Sur la relecture de la Constitution en cours, je réaffirme notre attachement aux principes suivants en prendre en compte dans sa rédaction : principe de l’élection à tous les hauts postes de responsabilité de l’administration publique, principe de redevabilité au peuple à tous les niveaux de responsabilité (exécutif, législatif, judiciaire) ; Principe de la séparation et de l’équilibre des pouvoirs d’où découle une indépendance bien comprise de la justice ;Principe de la consécration et du respect des libertés et droits ;Constitutionnalisation de l’insurrection et de la résistance populaire ; Garantie de la souveraineté du peuple sur certains domaines essentiels (sécurité, intégrité territoriale, santé, alimentation, éducation) ;Promotion des langues nationales à l’école et dans l’administration ;Limitation des mandats présidentiels et non mise en place d’un Sénat ;Election des maires au suffrage direct, etc.

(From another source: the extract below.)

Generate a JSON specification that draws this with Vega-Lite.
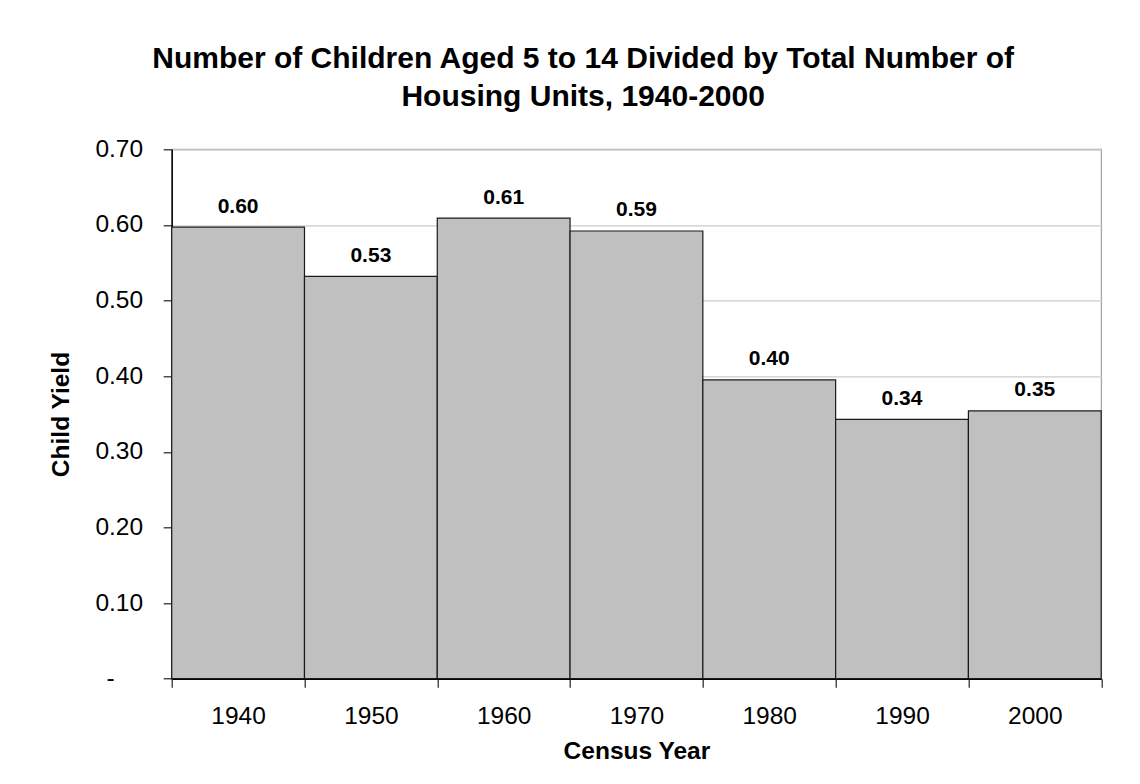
{
  "$schema": "https://vega.github.io/schema/vega-lite/v6.json",
  "autosize": "none",
  "width": 929.5,
  "height": 529.4,
  "padding": {"left": 171.7, "top": 149.3, "right": 38.8, "bottom": 105.3},
  "background": "white",
  "title": {
    "text": ["Number of Children Aged 5 to 14 Divided by Total Number of", "Housing Units, 1940-2000"],
    "font": "Liberation Sans",
    "fontSize": 30,
    "fontWeight": "bold",
    "color": "black",
    "anchor": "middle",
    "frame": "group",
    "baseline": "alphabetic",
    "lineHeight": 38.3,
    "offset": 0,
    "dx": -53.3
  },
  "data": {
    "values": [
      {"year": "1940", "yield": 0.597},
      {"year": "1950", "yield": 0.532},
      {"year": "1960", "yield": 0.609},
      {"year": "1970", "yield": 0.592},
      {"year": "1980", "yield": 0.395},
      {"year": "1990", "yield": 0.343},
      {"year": "2000", "yield": 0.354}
    ]
  },
  "encoding": {
    "x": {
      "field": "year",
      "type": "ordinal",
      "scale": {"paddingInner": 0, "paddingOuter": 0},
      "axis": {
        "title": "Census Year",
        "labelAngle": 0,
        "tickBand": "extent",
        "labelBaseline": "alphabetic",
        "labelPadding": 36.6,
        "titleY": 79.6,
        "titleBaseline": "alphabetic"
      }
    },
    "y": {
      "field": "yield",
      "type": "quantitative",
      "scale": {"domain": [0, 0.7], "nice": false},
      "axis": {
        "title": "Child Yield",
        "values": [0, 0.1, 0.2, 0.3, 0.4, 0.5, 0.6, 0.7],
        "labelExpr": "datum.value == 0 ? '-' : format(datum.value, '.2f')",
        "labelPadding": {"condition": {"test": "datum.value == 0", "value": 49}, "value": 20.6},
        "labelBaseline": "middle",
        "titleX": -103,
        "titleY": 264.7,
        "titleBaseline": "alphabetic",
        "titleAngle": 270,
        "titleAlign": "center"
      }
    }
  },
  "layer": [
    {
      "mark": {"type": "bar", "fill": "#c0c0c0", "stroke": "#1a1a1a", "strokeWidth": 1.2}
    },
    {
      "mark": {
        "type": "text",
        "baseline": "alphabetic",
        "align": "center",
        "dy": -14.6,
        "font": "Liberation Sans",
        "fontSize": 21,
        "fontWeight": "bold",
        "color": "black"
      },
      "encoding": {
        "text": {"field": "yield", "type": "quantitative", "format": ".2f"}
      }
    }
  ],
  "config": {
    "view": {"stroke": "#a8a8a8", "strokeWidth": 1.3},
    "axis": {
      "labelFont": "Liberation Sans",
      "labelFontSize": 24.5,
      "labelColor": "black",
      "titleFont": "Liberation Sans",
      "titleFontSize": 24.5,
      "titleFontWeight": "bold",
      "titleColor": "black",
      "domainColor": "black",
      "domainWidth": 1.5,
      "tickColor": "#222222",
      "tickSize": 8.5,
      "tickWidth": 1.2,
      "gridColor": "#cccccc",
      "gridWidth": 1.2
    }
  }
}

Les syndicats ne vont-il pas se prendre au piège dans des compromissions politiques avec leur participation à cette aventure ?
Notre peuple dont le mouvement syndical est une composante, est fortement interpellé sur des questions importantes touchant l’avenir du pays. C’est dans ce sens d’ailleurs qu’il avait pris part aux assises qui ont porté sur l’avant-projet de la Constitution du 2 juin 1991 et qui a été promulguée le 11 juin 1991. A l’occasion le mouvement syndical avait publié une déclaration historique autour de cinq grand points notamment le maintien du multipartisme, le rejet d’un mandat présidentiel de 7 ans pour un mandat présidentiel de 5 ans renouvelable une seule fois, le rejet de la mise en place d’une seconde chambre parlementaire (appelé ultérieurement SENAT) etc. Mais l’entêtement des politiciens, les calculs égoïstes sur la base d’intérêts personnels ont conduits certains a accompagner Blaise COMPAORE dans la violation répétée de ces principes pour l’ancrage du système. Le peuple ne doit pas être oublieux surtout !
Quelles sont vos futures actions ?
Elles seront fonctions de l’évolution de la situation nationale et du traitement réservé aux engagements pris par le gouvernement.